When I first started writing about Japanese ramen in New York, there wasn't a lot of choice. Real Japanese ramen was one of the final frontiers in authentic ethnic cuisine in New York, and Minca was basically it (and I feel a little bad about my harsh review of them now).
Today, ramen's everywhere in New York. For a while I was actually keeping up and basically reviewing all the major ramen shops - nowadays, that's pretty much impossible. Sorry about that, but you're on your own if you find something I haven't reviewed here. (I never did review Setagaya, but here's a quick one: it's all right; nothing special, but not bad). It's like playing whack-a-mole trying to visit all these new ramen restaurants popping up all over the place.
The good news is that this has caused everyone to really up their game - you just can't get away with mediocre ramen anymore and expect people to like it. People are hopefully becoming a little more sophisticated and there is definitely more competition. And the quality has gotten steadily better over the years as a result.
This week my wife and I happened on Misoya, a new ramen shop that apparently also has a shop in California (or so their t-shirts say). They've been open for one month. They do not have their own web site or I would link to them.
129 Second Ave
Manhattan, NY 10003
The verdict: good!
As its name implies, Misoya specializes in (as in only serves) miso ramen. This is a common thing in Japan; many ramen shops serve specific types of ramen. If you want something other than miso ramen, go somewhere else. I see this as the maturing of the New York ramen scene (is there a "ramen scene"??) - there are now enough ramen shops that we're starting to see specialization. This is a good thing, because these specialty restaurants do their one thing really well, and there are plenty of ramen shops, so why do they all need to do the same thing?
I'm personally not a huge fan of miso in general so I was a little nervous, but first of all, just look at that bowl above! It's a beautiful bowl of ramen. The ingredients in the ramen I picked are a little different than what I'm used to, but they were very good, and you can always get more "traditional" ingredients. I picked the one the waiter said was the most popular, sort of their house ramen. They serve three different broths and then have several mixes of ingredients; I chose the standard broth, though you can get it heavier or lighter as well.
In the standard broth, the miso is not overpowering and you can still clearly taste pork marrow. It's a rich and flavorful broth - very nice. The noodles themselves were fabulous, just the right thickness and texture, and the pork! The pork was some of the best I've had in New York, almost rivaling Yo! Tekoya in Tokyo. Melt in your mouth kind of stuff. There is a lot of food in that bowl - I could not finish it, whereas I can finish the ramen at Rai Rai Ken and other ramen shops. And it was not for lack of trying.
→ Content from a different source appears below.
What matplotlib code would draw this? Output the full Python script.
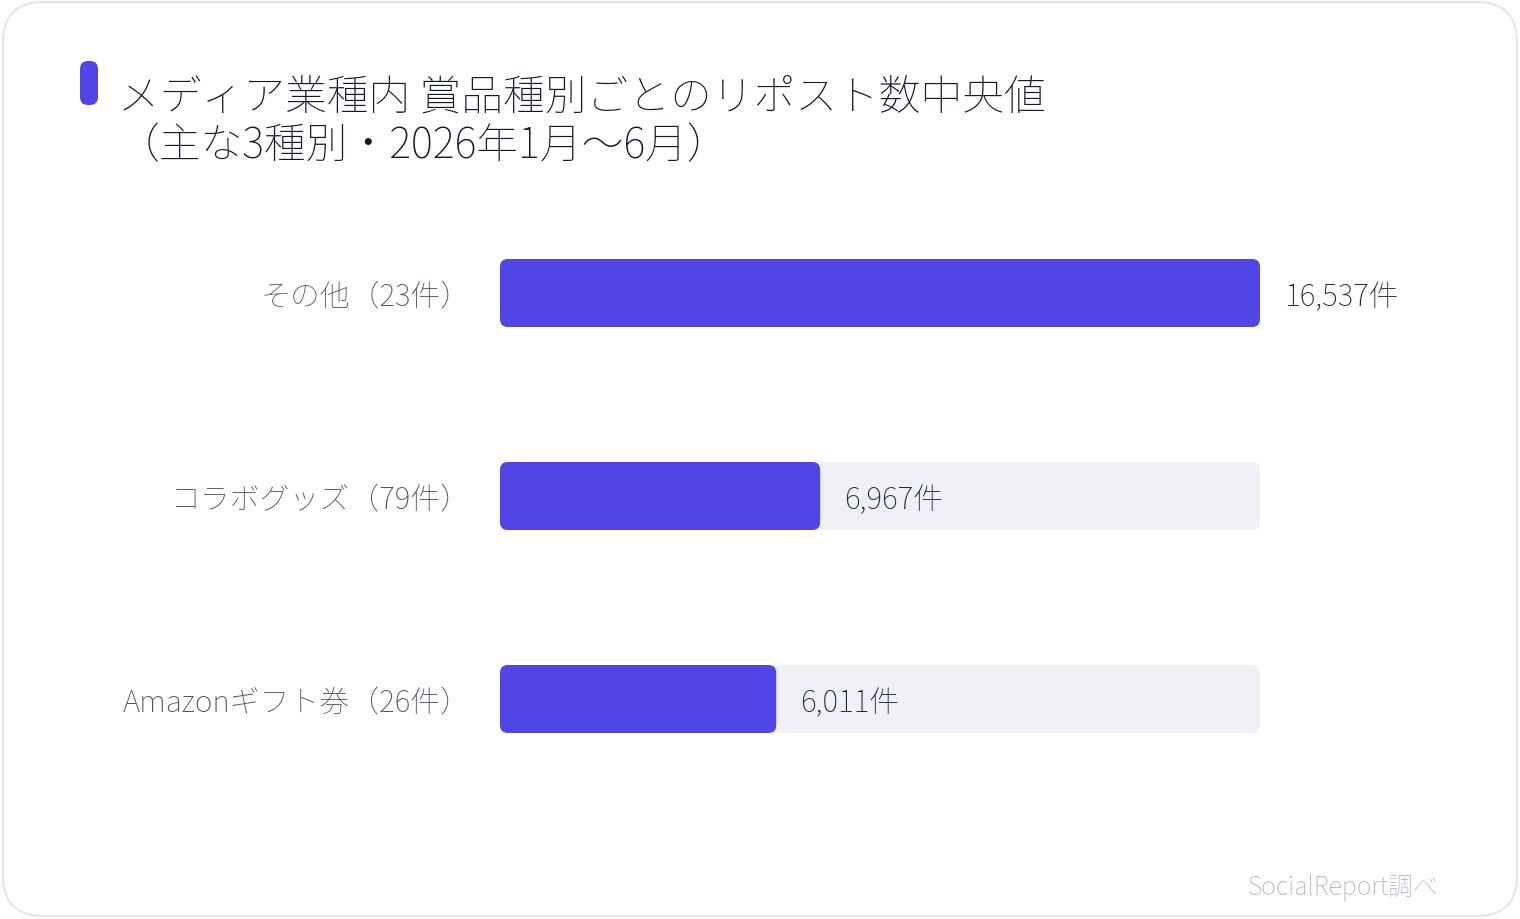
import matplotlib
matplotlib.use("Agg")
import matplotlib.pyplot as plt
from matplotlib.patches import FancyBboxPatch

plt.rcParams['font.family'] = ['Noto Sans CJK JP', 'DejaVu Sans']

# データ
categories = ["その他（23件）", "コラボグッズ（79件）", "Amazonギフト券（26件）"]
values = [16537, 6967, 6011]
title_line1 = "メディア業種内 賞品種別ごとのリポスト数中央値"
title_line2 = "（主な3種別・2026年1月〜6月）"
source = "SocialReport調べ"

BAR = "#4f46e5"
TRACK = "#f0f1f6"
W, H = 1520, 920
WT = 100  # 細字

fig = plt.figure(figsize=(W / 100, H / 100), dpi=100)
fig.patch.set_facecolor("white")

# カード枠
card = FancyBboxPatch((3 / W, 3 / H), 1514 / W, 914 / H,
                      boxstyle="round,pad=0,rounding_size=%f" % (40 / W),
                      mutation_aspect=W / H, transform=fig.transFigure,
                      facecolor="none", edgecolor="#e4e6ee", linewidth=1.5,
                      zorder=-1)
fig.patches.append(card)

# タイトル左のアクセント
acc = FancyBboxPatch((80 / W, 1 - 106 / H), 18 / W, 44 / H,
                     boxstyle="round,pad=0,rounding_size=%f" % (8 / W),
                     mutation_aspect=W / H, transform=fig.transFigure,
                     facecolor=BAR, edgecolor="none")
fig.patches.append(acc)

fig.text(118 / W, 1 - 98 / H, title_line1, fontsize=30.1, color="#111827",
         va="center", ha="left", weight=WT)
fig.text(118 / W, 1 - 146 / H, title_line2, fontsize=30.1, color="#111827",
         va="center", ha="left", weight=WT)

# 棒グラフ
ax = fig.add_axes([500 / W, 1 - 801.5 / H, 760 / W, 609 / H])
vmax = max(values)
ax.set_xlim(0, vmax)
ax.set_ylim(len(values) - 0.5, -0.5)
ax.axis("off")

bh = 68 / 203
x_per_px = vmax / 760
y_per_px = 1 / 203
r = 8 * x_per_px
asp = y_per_px / x_per_px

for i, v in enumerate(values):
    track = FancyBboxPatch((0, i - bh / 2), vmax, bh,
                           boxstyle="round,pad=0,rounding_size=%f" % r,
                           mutation_aspect=asp, facecolor=TRACK,
                           edgecolor="none")
    ax.add_patch(track)
    bar = FancyBboxPatch((0, i - bh / 2), v, bh,
                         boxstyle="round,pad=0,rounding_size=%f" % r,
                         mutation_aspect=asp, facecolor=BAR, edgecolor="none")
    ax.add_patch(bar)
    ax.annotate(f"{v:,}件", (v, i), xytext=(17, -2.5), textcoords="offset points",
                ha="left", va="center", fontsize=21.5, color="#1f2937",
                weight=WT)
    ax.annotate(categories[i], (0, i), xytext=(-21, -2.5), textcoords="offset points",
                ha="right", va="center", fontsize=21.5, color="#4b5563",
                weight=WT)

fig.text(1439 / W, 1 - 888 / H, source, fontsize=18, color="#aeb3c2",
         ha="right", va="center", weight=WT)

fig.savefig("out.png", dpi=100, facecolor="white")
Misoya is a sit-down table restaurant, unlike Rai Rai Ken and pretty much any real ramen shop in Japan. This actually drives me crazy about Rai Rai Ken these days - despite having some of the best ramen in the city, it's impossible to get a seat there because New Yorkers generally don't understand how to eat ramen at a place like that. You eat fast and go. You don't talk. You slurp, you eat, you pay, you leave. It's Japanese fast food. Rai Rai Ken has become so popular that there are always people waiting outside because it's just a small counter shop and people sit there talking for 30 minutes after eating. Well, Misoya's nod to American culture is that it's set up like a regular restaurant, and there is no rush. So, take that for better or worse, though I imagine most New Yorkers will take it for better.
Sorry for not posting a pic of the storefront - we forgot to take one. Maybe I'll update this post someday. But it's easy to find with the address.
Even if you're not big on miso, give Misoya a chance. They really make a tasty bowl of ramen.